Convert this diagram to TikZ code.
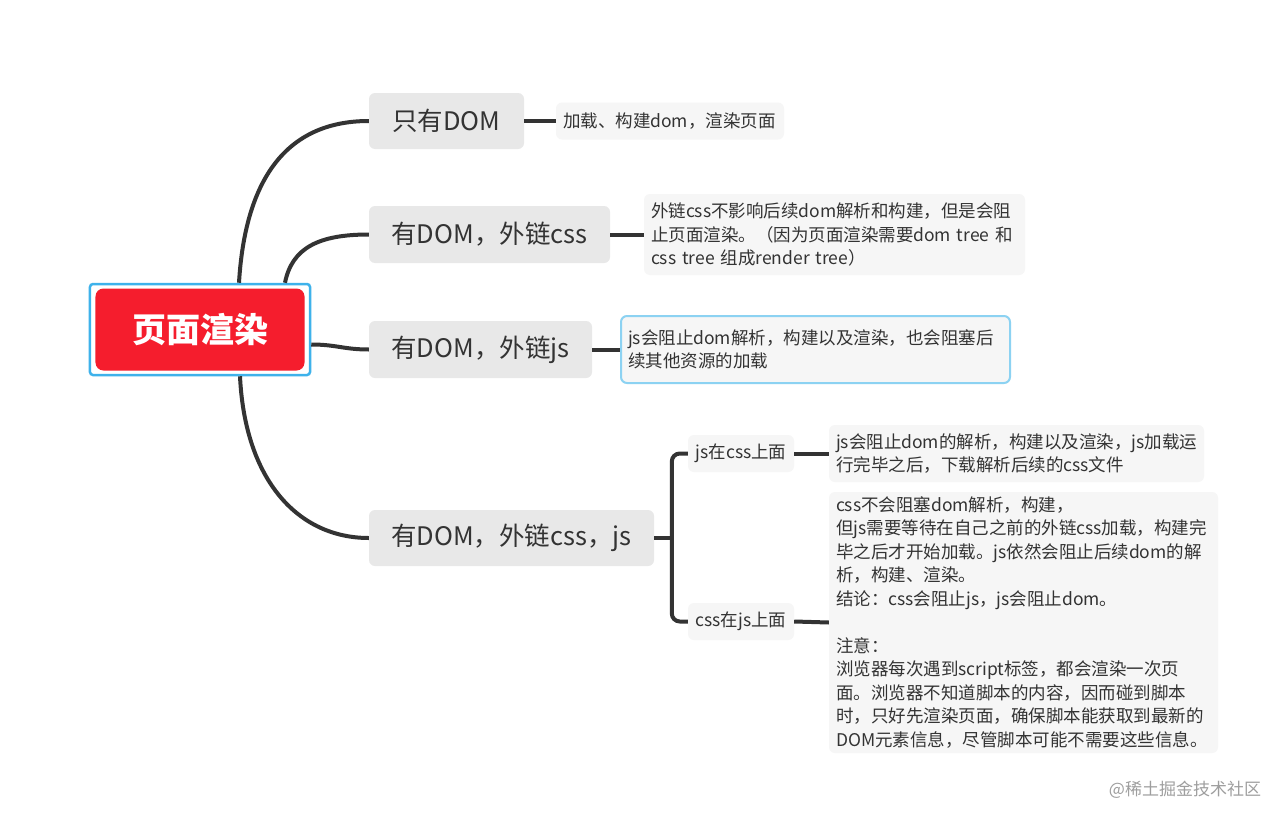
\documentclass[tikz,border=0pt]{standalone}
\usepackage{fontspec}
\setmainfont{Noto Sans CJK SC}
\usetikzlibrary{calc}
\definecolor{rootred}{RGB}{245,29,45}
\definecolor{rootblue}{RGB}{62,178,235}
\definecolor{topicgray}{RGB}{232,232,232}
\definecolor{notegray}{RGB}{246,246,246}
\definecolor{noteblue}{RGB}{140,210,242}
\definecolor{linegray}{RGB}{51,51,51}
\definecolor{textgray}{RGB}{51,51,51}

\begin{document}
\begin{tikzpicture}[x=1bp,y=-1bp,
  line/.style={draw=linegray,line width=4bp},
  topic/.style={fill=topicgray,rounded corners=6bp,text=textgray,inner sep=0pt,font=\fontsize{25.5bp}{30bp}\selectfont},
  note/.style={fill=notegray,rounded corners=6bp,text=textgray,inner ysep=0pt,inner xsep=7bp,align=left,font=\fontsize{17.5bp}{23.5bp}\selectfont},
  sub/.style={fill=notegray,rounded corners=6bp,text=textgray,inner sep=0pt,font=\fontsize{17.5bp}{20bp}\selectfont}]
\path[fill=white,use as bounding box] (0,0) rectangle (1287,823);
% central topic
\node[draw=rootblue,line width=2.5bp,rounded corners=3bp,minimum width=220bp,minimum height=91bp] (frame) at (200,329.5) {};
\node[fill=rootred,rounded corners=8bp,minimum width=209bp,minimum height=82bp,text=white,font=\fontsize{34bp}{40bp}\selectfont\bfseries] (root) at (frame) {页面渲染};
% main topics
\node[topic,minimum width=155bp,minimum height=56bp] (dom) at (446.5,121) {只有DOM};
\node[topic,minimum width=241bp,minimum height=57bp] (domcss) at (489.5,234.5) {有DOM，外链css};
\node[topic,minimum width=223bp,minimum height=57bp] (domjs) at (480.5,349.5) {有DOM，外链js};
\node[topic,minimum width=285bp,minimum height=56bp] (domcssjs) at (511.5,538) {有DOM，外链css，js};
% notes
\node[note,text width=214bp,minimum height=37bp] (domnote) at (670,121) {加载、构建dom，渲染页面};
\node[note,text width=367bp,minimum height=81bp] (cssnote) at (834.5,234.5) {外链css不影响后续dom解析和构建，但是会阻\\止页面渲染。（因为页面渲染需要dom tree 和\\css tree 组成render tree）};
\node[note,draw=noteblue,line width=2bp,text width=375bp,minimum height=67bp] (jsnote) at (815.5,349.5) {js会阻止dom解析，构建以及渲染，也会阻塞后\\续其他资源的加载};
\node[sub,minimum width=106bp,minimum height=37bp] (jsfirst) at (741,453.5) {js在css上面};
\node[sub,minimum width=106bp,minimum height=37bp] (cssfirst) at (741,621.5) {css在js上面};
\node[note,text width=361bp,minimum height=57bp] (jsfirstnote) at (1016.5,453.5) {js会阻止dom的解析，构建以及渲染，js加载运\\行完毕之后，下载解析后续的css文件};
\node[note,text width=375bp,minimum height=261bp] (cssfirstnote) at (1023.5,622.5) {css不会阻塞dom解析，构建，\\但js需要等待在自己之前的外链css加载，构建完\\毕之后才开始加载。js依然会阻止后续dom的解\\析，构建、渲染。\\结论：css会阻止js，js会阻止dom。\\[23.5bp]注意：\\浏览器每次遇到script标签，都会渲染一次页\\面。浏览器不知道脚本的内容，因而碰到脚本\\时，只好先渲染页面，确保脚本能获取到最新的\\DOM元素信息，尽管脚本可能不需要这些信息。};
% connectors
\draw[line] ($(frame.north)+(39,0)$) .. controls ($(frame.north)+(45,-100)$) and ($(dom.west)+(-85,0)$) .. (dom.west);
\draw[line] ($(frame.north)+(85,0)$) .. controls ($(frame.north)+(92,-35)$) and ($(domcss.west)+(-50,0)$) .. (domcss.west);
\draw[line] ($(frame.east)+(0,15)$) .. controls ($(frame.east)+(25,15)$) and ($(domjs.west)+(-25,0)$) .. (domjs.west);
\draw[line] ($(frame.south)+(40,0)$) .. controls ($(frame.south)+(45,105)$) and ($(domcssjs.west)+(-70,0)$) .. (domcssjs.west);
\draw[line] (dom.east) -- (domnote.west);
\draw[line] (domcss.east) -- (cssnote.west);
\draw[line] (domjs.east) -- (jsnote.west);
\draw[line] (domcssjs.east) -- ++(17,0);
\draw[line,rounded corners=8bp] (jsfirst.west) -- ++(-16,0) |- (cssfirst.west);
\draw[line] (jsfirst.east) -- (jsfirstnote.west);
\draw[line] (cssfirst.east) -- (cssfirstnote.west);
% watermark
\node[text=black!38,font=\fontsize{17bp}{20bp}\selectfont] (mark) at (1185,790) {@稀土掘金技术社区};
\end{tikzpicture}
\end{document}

What to produce
Write the listing above out again exactly, dropping each image.

Finished answer
Convert this diagram to TikZ code.
\documentclass[tikz,border=0pt]{standalone}
\usepackage{fontspec}
\setmainfont{Noto Sans CJK SC}
\usetikzlibrary{calc}
\definecolor{rootred}{RGB}{245,29,45}
\definecolor{rootblue}{RGB}{62,178,235}
\definecolor{topicgray}{RGB}{232,232,232}
\definecolor{notegray}{RGB}{246,246,246}
\definecolor{noteblue}{RGB}{140,210,242}
\definecolor{linegray}{RGB}{51,51,51}
\definecolor{textgray}{RGB}{51,51,51}

\begin{document}
\begin{tikzpicture}[x=1bp,y=-1bp,
  line/.style={draw=linegray,line width=4bp},
  topic/.style={fill=topicgray,rounded corners=6bp,text=textgray,inner sep=0pt,font=\fontsize{25.5bp}{30bp}\selectfont},
  note/.style={fill=notegray,rounded corners=6bp,text=textgray,inner ysep=0pt,inner xsep=7bp,align=left,font=\fontsize{17.5bp}{23.5bp}\selectfont},
  sub/.style={fill=notegray,rounded corners=6bp,text=textgray,inner sep=0pt,font=\fontsize{17.5bp}{20bp}\selectfont}]
\path[fill=white,use as bounding box] (0,0) rectangle (1287,823);
% central topic
\node[draw=rootblue,line width=2.5bp,rounded corners=3bp,minimum width=220bp,minimum height=91bp] (frame) at (200,329.5) {};
\node[fill=rootred,rounded corners=8bp,minimum width=209bp,minimum height=82bp,text=white,font=\fontsize{34bp}{40bp}\selectfont\bfseries] (root) at (frame) {页面渲染};
% main topics
\node[topic,minimum width=155bp,minimum height=56bp] (dom) at (446.5,121) {只有DOM};
\node[topic,minimum width=241bp,minimum height=57bp] (domcss) at (489.5,234.5) {有DOM，外链css};
\node[topic,minimum width=223bp,minimum height=57bp] (domjs) at (480.5,349.5) {有DOM，外链js};
\node[topic,minimum width=285bp,minimum height=56bp] (domcssjs) at (511.5,538) {有DOM，外链css，js};
% notes
\node[note,text width=214bp,minimum height=37bp] (domnote) at (670,121) {加载、构建dom，渲染页面};
\node[note,text width=367bp,minimum height=81bp] (cssnote) at (834.5,234.5) {外链css不影响后续dom解析和构建，但是会阻\\止页面渲染。（因为页面渲染需要dom tree 和\\css tree 组成render tree）};
\node[note,draw=noteblue,line width=2bp,text width=375bp,minimum height=67bp] (jsnote) at (815.5,349.5) {js会阻止dom解析，构建以及渲染，也会阻塞后\\续其他资源的加载};
\node[sub,minimum width=106bp,minimum height=37bp] (jsfirst) at (741,453.5) {js在css上面};
\node[sub,minimum width=106bp,minimum height=37bp] (cssfirst) at (741,621.5) {css在js上面};
\node[note,text width=361bp,minimum height=57bp] (jsfirstnote) at (1016.5,453.5) {js会阻止dom的解析，构建以及渲染，js加载运\\行完毕之后，下载解析后续的css文件};
\node[note,text width=375bp,minimum height=261bp] (cssfirstnote) at (1023.5,622.5) {css不会阻塞dom解析，构建，\\但js需要等待在自己之前的外链css加载，构建完\\毕之后才开始加载。js依然会阻止后续dom的解\\析，构建、渲染。\\结论：css会阻止js，js会阻止dom。\\[23.5bp]注意：\\浏览器每次遇到script标签，都会渲染一次页\\面。浏览器不知道脚本的内容，因而碰到脚本\\时，只好先渲染页面，确保脚本能获取到最新的\\DOM元素信息，尽管脚本可能不需要这些信息。};
% connectors
\draw[line] ($(frame.north)+(39,0)$) .. controls ($(frame.north)+(45,-100)$) and ($(dom.west)+(-85,0)$) .. (dom.west);
\draw[line] ($(frame.north)+(85,0)$) .. controls ($(frame.north)+(92,-35)$) and ($(domcss.west)+(-50,0)$) .. (domcss.west);
\draw[line] ($(frame.east)+(0,15)$) .. controls ($(frame.east)+(25,15)$) and ($(domjs.west)+(-25,0)$) .. (domjs.west);
\draw[line] ($(frame.south)+(40,0)$) .. controls ($(frame.south)+(45,105)$) and ($(domcssjs.west)+(-70,0)$) .. (domcssjs.west);
\draw[line] (dom.east) -- (domnote.west);
\draw[line] (domcss.east) -- (cssnote.west);
\draw[line] (domjs.east) -- (jsnote.west);
\draw[line] (domcssjs.east) -- ++(17,0);
\draw[line,rounded corners=8bp] (jsfirst.west) -- ++(-16,0) |- (cssfirst.west);
\draw[line] (jsfirst.east) -- (jsfirstnote.west);
\draw[line] (cssfirst.east) -- (cssfirstnote.west);
% watermark
\node[text=black!38,font=\fontsize{17bp}{20bp}\selectfont] (mark) at (1185,790) {@稀土掘金技术社区};
\end{tikzpicture}
\end{document}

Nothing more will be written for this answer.